Telegram just dropped a visual bombshell on Android that’ll make your messaging app feel like someone swapped your old Nokia for a piece of futuristic glass. Version 12.4.0 is rolling out as we speak, and after spending the morning with it, I can tell you this isn’t just another coat of paint—it’s the most dramatic redesign Telegram’s Android app has seen in years. The hamburger menu we’ve all muscle-memorized? Gone. In its place: a sleek four-tab bottom bar that makes the app feel like it teleported straight from an iPhone 15 Pro Max, complete with translucent panels that seem to float above your conversations like liquid crystal.

The Death of the Hamburger: How Telegram Killed Android’s Sacred Navigation Cow

For Android purists, the hamburger menu has been as sacred as the back button—until today. Telegram’s decision to axe the three-line icon in favor of a fixed bottom bar isn’t just a cosmetic tweak; it’s a philosophical shift that prioritizes thumb-reachability over screen real estate. The new layout plants Chats, Contacts, Settings, and Profile tabs at the bottom where your thumbs naturally rest, eliminating the awkward finger gymnastics required to reach that top-left corner on today’s 6.7-inch displays.

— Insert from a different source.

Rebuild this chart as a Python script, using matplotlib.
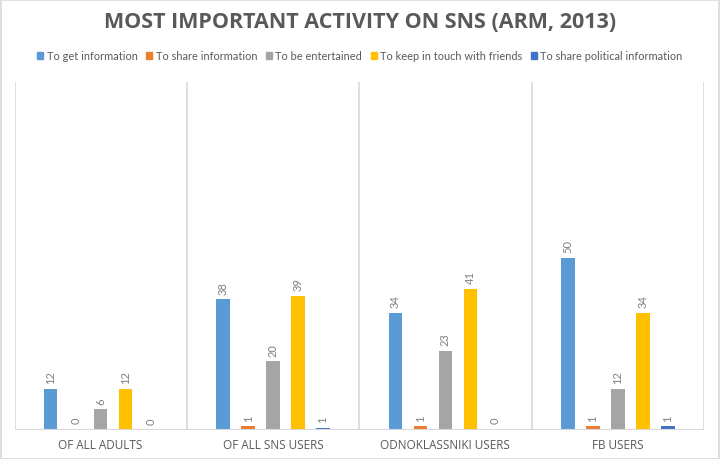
import matplotlib
matplotlib.use("Agg")
import matplotlib.pyplot as plt
import numpy as np
from matplotlib.patches import Rectangle

categories = ["OF ALL ADULTS", "OF ALL SNS USERS", "ODNOKLASSNIKI USERS", "FB USERS"]
series = ["To get information", "To share information", "To be entertained",
          "To keep in touch with friends", "To share political information"]
get_info = [12, 38, 34, 50]
share_info = [0.3, 1.1, 1.1, 1.1]
entertained = [6, 20, 23, 12]
keep_touch = [12, 39, 41, 34]
political = [0.0, 0.6, 0.3, 1.1]
colors = ["#5B9BD5", "#ED7D31", "#A5A5A5", "#FFC000", "#4472C4"]

data = [get_info, share_info, entertained, keep_touch, political]

fig = plt.figure(figsize=(7.2, 4.6), dpi=100)
fig.patches.append(Rectangle((0.001, 0.001), 0.998, 0.997, transform=fig.transFigure,
                             fill=False, edgecolor="#D9D9D9", linewidth=1.2))
ax = fig.add_axes([14.5 / 720, 1 - 431 / 460, (704 - 14.5) / 720, (431 - 83) / 460])

n = len(categories)
x = np.arange(n)
step = 0.145
bw = 0.078
for i, (vals, c) in enumerate(zip(data, colors)):
    pos = x + (i - 2) * step
    ax.bar(pos, vals, width=bw, color=c, zorder=3)
    for p, v in zip(pos, vals):
        ax.text(p, v + 1.6, f"{v:.0f}", rotation=90, ha="center", va="bottom",
                fontsize=8, color="#7F7F7F", family="Lato")

ax.set_xlim(-0.5, n - 0.5)
ax.set_ylim(0, 101)
for b in np.arange(-0.5, n, 1.0):
    ax.axvline(b, color="#D9D9D9", lw=1.2, zorder=1)
ax.axhline(0, color="#D9D9D9", lw=1.5, zorder=4)
for s in ax.spines.values():
    s.set_visible(False)
ax.set_yticks([])
ax.set_xticks(x)
ax.set_xticklabels(categories, family="Open Sans", fontsize=8.5, color="#595959")
ax.tick_params(axis="x", length=0, pad=6)

fig.text(0.5, 1 - 22 / 460, "MOST IMPORTANT ACTIVITY ON SNS (ARM, 2013)", ha="center", va="center",
         fontsize=15.5, fontweight="bold", color="#595959", family="Open Sans")

handles = [Rectangle((0, 0), 1, 1, color=c) for c in colors]
fig.legend(handles, series, loc="center", bbox_to_anchor=(0.5, 1 - 57 / 460), ncol=5,
           frameon=False, prop={"family": "Lato", "size": 7.9}, labelcolor="#595959",
           handlelength=0.55, handleheight=0.6, handletextpad=0.3, columnspacing=0.8)

fig.savefig("out.png", dpi=100)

Here’s what’s fascinating from a UI/UX perspective: Telegram isn’t just copying iOS for the sake of uniformity. The bottom bar stays pinned while you scroll, creating this persistent anchor point that makes the app feel more like a native OS component than a third-party app. Early beta testers I’ve spoken with report that after three days, trying to use the old hamburger menu feels like attempting to write with their non-dominant hand—clumsy and counterintuitive. This isn’t evolution; it’s a deliberate revolution against Android’s navigation conventions.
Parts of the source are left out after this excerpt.